I love good journalism. I started out young in life as a college journalist but couldn't keep my opinions to myself, so I became a politician. But I have paid attention to the world of reporting ever since and have sadly witnessed the slimming down of publications that are now trifles of their former selves. This mission and aspirations of the craft have been slimmed down, too.

But there are things that have always bothered me about modern journalism, to wit: important news coverage frequently fails to explain the "Why" of the story.

They write about the event but not the reasons it happened. This failure to thoughtfully explore is a shortcoming of popular journalism and handicaps the public understanding of the most pressing issues of our time. It is worsened today by media corporatists that herd consumers into ideological corrals and force-feed them a diet of distorted, low-value pap.

The failure to establish why a story is a story came to my attention last weekend when the world was awash in two important topics: the tragic mudslides in Afghanistan and more revelations about sexual deviancy in the Catholic church.

News reports described the mudslides in vivid detail. Major news outlets posted the events under the headings of "Casualties", "Rescue Efforts", and "Reactions". What was missing was an explanation of why mudslides of the scale we saw in Abi Barak are happening. Why has the soil eroded so drastically that it can no longer hold water to bind it?

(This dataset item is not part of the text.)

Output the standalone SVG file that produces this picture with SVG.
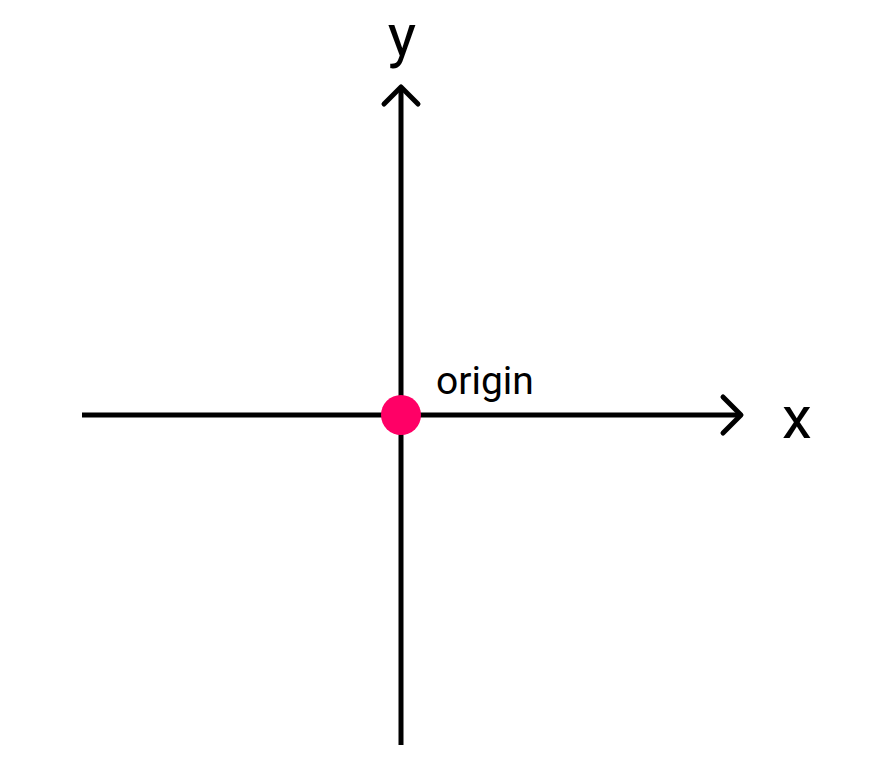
<svg xmlns="http://www.w3.org/2000/svg" width="874" height="784" viewBox="0 0 874 784">
<style>
.ax{stroke:#000;stroke-width:5;fill:none;stroke-linecap:butt}
.hd{stroke:#000;stroke-width:5;fill:none;stroke-linecap:round;stroke-linejoin:round}
.lbl{font-family:Roboto,"Liberation Sans",sans-serif;fill:#000}
</style>
<rect width="874" height="784" fill="#fff"/>
<g id="connectors">
<line class="ax" x1="82" y1="415" x2="741" y2="415"/>
<polyline class="hd" points="723,397 741,415 723,433"/>
<line class="ax" x1="401" y1="745" x2="401" y2="87"/>
<polyline class="hd" points="384,104 401,87 418,104"/>
</g>
<g id="origin">
<circle cx="401" cy="415" r="20" fill="#ff0066"/>
<text class="lbl" x="436" y="394" font-size="39">origin</text>
</g>
<g id="x-label"><text class="lbl" x="782" y="438" font-size="60">x</text></g>
<g id="y-label"><text class="lbl" x="402" y="56" font-size="60" text-anchor="middle">y</text></g>
</svg>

Why are rainstorms now occurring with a duration and ferocity of near-Biblical proportions? We know it was a tragedy. Why aren't we digging more deeply into causes than the antiquated equipment used to unearth the landslide victims?

And why isn't mainstream journalism exploring the causes of sexual predation among Catholic clergy? Ever since I caught the first whiffs of this pedophiliac epidemic a quarter century ago, there have been just two reporting constancies: the Church's criminal resistence to accountability; and the complete absence in popular coverage of why priests and clergy are so attracted to this dark deviancy? Why in God's name do they do these things and why isn't journalism probing deeper into that question?

New stories should not be issues unto themselves. They are connected to a larger whole and exist on a platform of the human experience influenced by the reality around it.

Modern journalism should do more to delve into the questions beneath the stories they write. Without that, we will continue to consume information in a vacuum that eventually will cause us to ask not Why, but So What?